There may be smidgens of truth in all of those sentiments. Ichiro is an eye-of-the-beholder type player. He is also a bit of a throwback to an earlier age. Like Ty Cobb, he's a smart, scrappy hitter who seems capable of performing minute calculations of trajectory and distance while watching a baseball speed toward him at ninety miles per hour. And with his running skills, he can get to first base on unlovely little bloopers that are never going to make a sports highlight reel. Small wonder that the records he is breaking are so old, and weren't even contested until he came along, whereas home run records seem to be continually up for grabs.
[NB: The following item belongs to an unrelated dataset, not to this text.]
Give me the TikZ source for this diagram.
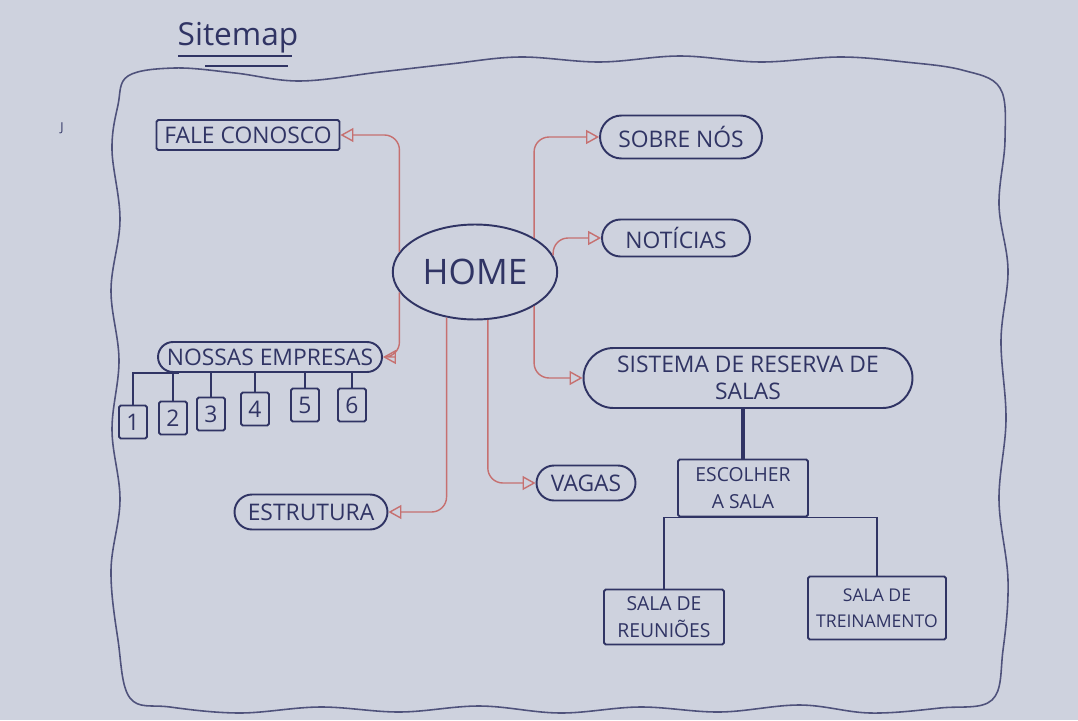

Ichiro isn't some pumped up, 'roid addicted Incredible Hulk hitter, and let's face it, today's sports fan wants his heroes to be superheroes, displaying superhuman feats of strength in super-sized bodies. Ichiro, when he doesn't have his baseball uniform on, could easily pass for an ordinary Japanese businessman in need of a shave. No bulging muscles, no pop star diva girlfriends, no octupus leg tangles of dreadlocks flowing out from under his helmet a la Manny Ramirez. Just an average looking Japanese man, with a wife and a pet dog back home in Kobe. Snooze.
Of course, it might be different this season. This may end up as Ichiro's year in more than just one way. The Mariners are having a winning season, for one thing. The addition of undisputed (though past his prime) great, Ken Griffey Jr., to the squad has invigorated Ichiro and his teammates. They are currently nine games out of first place, but if they finish strong a wild card bid is not out of the question. If that happens, there is sure to be a lot more buzz about the dusty old record that Ichiro is about to break. If that doesn't happen, if the Mariners finish third in their division and miss the playoffs yet again, then Ichiro's hit record will play to a much smaller audience in the U.S.; mostly just Seattle and its suburbs. In Japan, of course, it will be different. Ichiro the Hit King will be recognized as a genuine marvel, a local boy making it big on one of the world's biggest stages.